Adopted September 28, 2008, as part of the Ecuador Constitution

 

 

Title II

Fundamental Rights

 

Chapter 1

Entitlement, Application and Interpretation Principles of the Fundamental Rights

 

Art. Rights Entitlement. Persons and people have the fundamental rights guaranteed in this Constitution and in the international human rights instruments.

 

Nature is subject to those rights given by this Constitution and Law.

 

 

Chapter: Rights for Nature

 

Art. 1. Nature or Pachamama, where life is reproduced and exists, has the right to exist, persist, maintain itself and regenerate its own vital cycles, structure, functions and its evolutionary processes.

  

Any person, people, community or nationality, may demand the observance of the rights of the natural environment before public bodies. The application and interpretation of these rights will follow the related principles established in the Constitution.

 

Art. 2. Nature has the right to be completely restored.
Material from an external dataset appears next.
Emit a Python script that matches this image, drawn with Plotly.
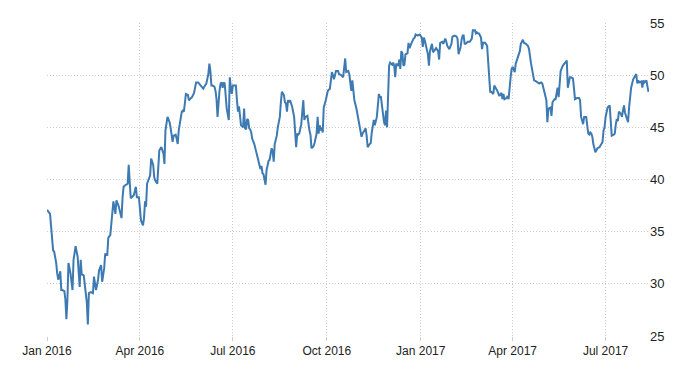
import plotly.graph_objects as go

# Readings for 2016 (month-day) and values
dates_2016 = [
    "01-01","01-03","01-04","01-05","01-06","01-07","01-08","01-10","01-11","01-12",
    "01-14","01-15","01-16","01-18","01-19","01-20","01-21","01-22","01-24","01-26",
    "01-27","01-29","01-31","02-01","02-02","02-03","02-04","02-06","02-07","02-09",
    "02-10","02-11","02-13","02-15","02-16","02-18","02-20","02-21","02-23","02-24",
    "02-26","02-27","02-29","03-01","03-03","03-04","03-05","03-06","03-08","03-09",
    "03-11","03-12","03-14","03-15","03-16","03-17","03-19","03-20","03-21","03-23",
    "03-25","03-26","03-28","03-29","03-31","04-01","04-02","04-04","04-05","04-06",
    "04-07","04-08","04-10","04-11","04-12","04-14","04-15","04-16","04-18","04-19",
    "04-20","04-22","04-24","04-25","04-26","04-28","04-29","04-30","05-01","05-02",
    "05-03","05-04","05-06","05-07","05-08","05-09","05-11","05-12","05-13","05-14",
    "05-15","05-16","05-18","05-19","05-21","05-22","05-24","05-25","05-26","05-28",
    "05-29","05-31","06-02","06-03","06-05","06-07","06-08","06-09","06-10","06-11",
    "06-13","06-14","06-15","06-16","06-17","06-18","06-19","06-20","06-21","06-22",
    "06-23","06-24","06-25","06-27","06-28","06-29","06-30","07-01","07-04","07-05",
    "07-06","07-07","07-08","07-09","07-11","07-12","07-13","07-14","07-15","07-16",
    "07-17","07-18","07-19","07-20","07-22","07-23","07-24","07-25","07-26","07-27",
    "07-28","07-29","07-30","07-31","08-01","08-02","08-03","08-05","08-06","08-07",
    "08-08","08-09","08-10","08-11","08-13","08-14","08-16","08-17","08-18","08-20",
    "08-21","08-22","08-23","08-24","08-25","08-26","08-27","08-28","08-30","08-31",
    "09-01","09-02","09-03","09-04","09-06","09-07","09-08","09-09","09-10","09-12",
    "09-13","09-14","09-15","09-16","09-18","09-19","09-21","09-22","09-23","09-24",
    "09-25","09-26","09-27","09-28","09-30","10-01","10-02","10-04","10-05","10-06",
    "10-07","10-08","10-10","10-12","10-13","10-15","10-17","10-18","10-19","10-20",
    "10-22","10-23","10-24","10-25","10-26","10-27","10-28","10-30","10-31","11-02",
    "11-04","11-05","11-07","11-08","11-09","11-10","11-12","11-13","11-14","11-16",
    "11-17","11-18","11-19","11-21","11-22","11-23","11-24","11-25","11-26","11-27",
    "11-28","11-29","11-30","12-01","12-02","12-04","12-05","12-06","12-07","12-08",
    "12-10","12-11","12-12","12-13","12-14","12-15","12-16","12-17","12-19","12-20",
    "12-21","12-22","12-23","12-25","12-26","12-27","12-29","12-31",
]
values_2016 = [
    37.1,36.9,36.7,35.5,33.9,33.2,33.1,32.0,31.0,30.4,
    31.2,29.4,29.4,29.3,28.5,26.6,28.5,32.0,31.0,29.4,
    32.3,33.6,32.6,31.3,29.7,32.3,30.9,30.8,30.1,28.2,
    26.1,29.1,29.2,29.1,30.7,29.4,30.4,31.3,31.8,30.2,
    31.5,32.9,32.7,34.4,34.7,35.8,36.1,37.9,36.7,38.0,
    37.5,37.1,36.3,38.3,39.3,39.4,39.5,39.6,41.4,38.2,
    38.4,38.5,39.3,38.3,38.3,36.7,36.1,35.6,36.3,37.9,
    37.4,39.6,40.1,40.4,42.0,41.4,40.2,39.9,39.6,41.2,
    42.8,43.1,42.5,41.5,44.7,46.0,45.8,45.5,45.0,44.4,
    43.6,44.2,44.3,43.9,43.4,44.7,46.1,46.5,46.6,46.5,
    47.3,48.2,48.1,47.6,47.8,47.9,48.3,49.0,49.3,49.3,
    49.2,49.0,48.7,48.9,49.2,50.1,51.1,50.4,49.0,49.0,
    48.9,48.5,47.7,46.0,47.9,48.6,49.2,49.3,48.8,49.3,
    49.2,47.5,46.8,45.7,49.8,48.8,48.2,49.0,49.0,47.6,
    46.5,47.0,45.7,45.2,45.0,46.8,44.9,44.8,45.8,45.7,
    44.9,44.8,44.5,43.9,43.4,43.1,42.6,42.2,41.8,41.4,
    41.0,41.3,40.6,40.5,39.8,39.5,40.9,41.8,41.9,42.5,
    43.0,42.7,41.7,43.4,44.2,45.0,46.0,47.4,48.4,48.1,
    47.4,47.3,46.5,47.6,47.4,47.6,47.3,47.0,46.0,44.2,
    43.1,44.4,44.3,44.4,45.3,46.5,47.6,45.7,46.0,46.1,
    45.0,44.7,44.3,43.0,43.2,43.5,44.4,46.0,44.4,45.2,
    44.7,45.0,44.5,46.9,47.6,48.2,48.5,48.7,49.3,50.3,
    50.0,49.6,50.4,50.4,50.1,50.0,49.8,50.6,51.6,50.3,
    50.4,50.1,49.5,48.5,49.5,48.4,47.6,46.8,46.3,45.0,
    44.1,44.4,44.7,44.9,44.2,43.1,43.4,43.5,44.5,45.7,
    45.2,45.7,46.0,48.2,47.9,47.9,47.1,46.0,45.5,45.2,
    46.6,45.0,47.3,50.9,51.2,51.0,51.2,50.9,49.8,51.1,
    50.9,51.5,50.6,52.3,52.1,50.9,51.0,52.0,52.1,53.1,
    52.6,52.9,53.1,53.5,53.6,53.9,53.8,53.9,
]

# Readings for 2017 (month-day) and values
dates_2017 = [
    "01-01","01-02","01-03","01-04","01-05","01-06","01-08","01-09","01-10","01-12",
    "01-13","01-14","01-16","01-18","01-19","01-20","01-22","01-23","01-25","01-26",
    "01-27","01-29","01-31","02-01","02-03","02-05","02-06","02-07","02-09","02-10",
    "02-11","02-12","02-13","02-14","02-15","02-16","02-18","02-19","02-20","02-21",
    "02-23","02-24","02-25","02-26","02-27","03-01","03-02","03-03","03-05","03-07",
    "03-08","03-09","03-10","03-11","03-13","03-14","03-16","03-17","03-19","03-21",
    "03-22","03-23","03-24","03-26","03-27","03-28","03-30","03-31","04-01","04-03",
    "04-04","04-06","04-08","04-09","04-11","04-12","04-14","04-16","04-17","04-19",
    "04-21","04-22","04-24","04-25","04-27","04-29","04-30","05-02","05-04","05-05",
    "05-06","05-08","05-09","05-10","05-12","05-13","05-15","05-16","05-17","05-18",
    "05-20","05-22","05-24","05-25","05-27","05-28","05-30","05-31","06-01","06-03",
    "06-05","06-06","06-07","06-09","06-10","06-12","06-13","06-14","06-15","06-16",
    "06-17","06-18","06-19","06-21","06-22","06-23","06-25","06-26","06-28","06-29",
    "06-30","07-01","07-02","07-03","07-05","07-06","07-07","07-09","07-10","07-11",
    "07-12","07-13","07-14","07-16","07-17","07-18","07-19","07-20","07-22","07-23",
    "07-24","07-25","07-26","07-28","07-30","07-31","08-01","08-02","08-03","08-05",
    "08-06","08-07","08-08","08-10","08-11","08-12",
]
values_2017 = [
    53.8,53.6,52.7,53.6,53.3,52.8,52.0,50.9,52.3,53.0,
    52.2,52.3,52.6,52.3,51.5,53.1,53.2,53.0,53.5,53.2,
    52.8,52.5,53.0,53.7,53.8,53.7,53.5,52.0,52.7,53.4,
    53.8,53.8,53.0,53.0,53.1,53.2,53.2,53.3,53.5,54.3,
    54.3,54.0,54.1,54.0,54.0,53.6,52.5,53.1,53.1,52.8,
    51.4,49.8,48.4,48.4,48.2,49.0,48.7,48.5,48.0,48.3,
    47.7,48.2,47.7,47.8,48.0,47.7,49.8,50.6,50.8,50.3,
    51.1,51.7,52.3,53.0,53.4,53.1,53.0,52.8,52.5,51.1,
    50.1,49.5,49.4,49.3,49.2,49.3,49.2,48.4,47.6,45.5,
    46.8,46.9,46.1,47.4,47.7,47.7,48.8,47.9,49.5,50.4,
    50.9,51.2,51.4,48.8,49.8,49.8,49.7,48.8,47.7,47.8,
    47.8,47.6,46.0,45.3,46.0,46.0,45.3,44.4,44.3,44.5,
    44.4,44.1,43.4,42.6,42.8,43.0,43.1,43.3,43.6,44.7,
    45.0,46.0,46.6,46.9,47.1,46.0,44.2,44.3,44.4,45.3,
    45.8,45.6,46.5,46.3,46.0,46.6,47.1,46.4,45.8,45.5,
    46.9,48.4,48.8,49.6,49.9,50.1,49.2,49.5,49.3,49.4,
    48.8,49.5,49.3,49.5,48.9,48.4,
]

x_ticks = ["2016-01-01", "2016-04-01", "2016-07-01", "2016-10-01",
           "2017-01-01", "2017-04-01", "2017-07-01"]
x_labels = ["Jan 2016", "Apr 2016", "Jul 2016", "Oct 2016",
            "Jan 2017", "Apr 2017", "Jul 2017"]
y_ticks = [25, 30, 35, 40, 45, 50, 55]

dates = ["2016-" + d for d in dates_2016] + ["2017-" + d for d in dates_2017]
values = values_2016 + values_2017

FONT = "Liberation Sans Narrow, Liberation Sans, Arial, sans-serif"
GRID = "#cccccc"

fig = go.Figure()
fig.add_trace(go.Scatter(
    x=dates, y=values, mode="lines",
    line=dict(color="#3d7ab2", width=2),
    hoverinfo="skip", showlegend=False,
))

# The page adds an 8px body margin, so the figure is sized to fit within the window.
fig.update_layout(
    width=692, height=367,
    margin=dict(l=39, r=51, t=15, b=39, autoexpand=False),
    paper_bgcolor="white", plot_bgcolor="white",
    font=dict(family=FONT, size=12, color="#222222"),
    xaxis=dict(
        range=["2016-01-01", "2017-08-12 12:00"],
        tickvals=x_ticks, ticktext=x_labels,
        showgrid=True, gridcolor=GRID, griddash="1px,2px", gridwidth=1,
        ticks="outside", ticklen=4, tickcolor=GRID,
        showline=False, zeroline=False, automargin=False,
        tickfont=dict(family=FONT, size=12, color="#222222"),
    ),
    yaxis=dict(
        range=[25, 55], side="right",
        tickvals=y_ticks,
        showgrid=True, gridcolor=GRID, griddash="1px,2px", gridwidth=1,
        showline=False, zeroline=False, ticks="", automargin=False,
        tickfont=dict(family=FONT, size=13, color="#222222"),
    ),
)

fig.write_html("out.html")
This complete restoration is independent of the obligation on natural and juridical persons or the State to compensate people or collective groups that depend on the natural systems.

 

In the cases of severe or permanent environmental impact, including the ones caused by the exploitation of nonrenewable natural resources, the State will establish the most efficient mechanisms for the restoration, and will adopt the adequate measures to eliminate or mitigate the harmful environmental consequences.

 

Art. 3. The State will motivate natural and juridical persons as well as collectives to protect nature; it will promote respect towards all the elements that form an ecosystem.

 

Art. 4. The State will apply precaution and restriction measures in all the activities that can lead to the extinction of species, the destruction of the ecosystems or the permanent alteration of the natural cycles.

 

The introduction of organisms and organic and inorganic material that can alter in a definitive way the national genetic heritage is prohibited.

 

Art. 5. The persons, people, communities and nationalities will have the right to benefit from the environment and form natural wealth that will allow wellbeing.

 

The environmental services cannot be appropriated; its production, provision, use and exploitation, will be regulated by the State.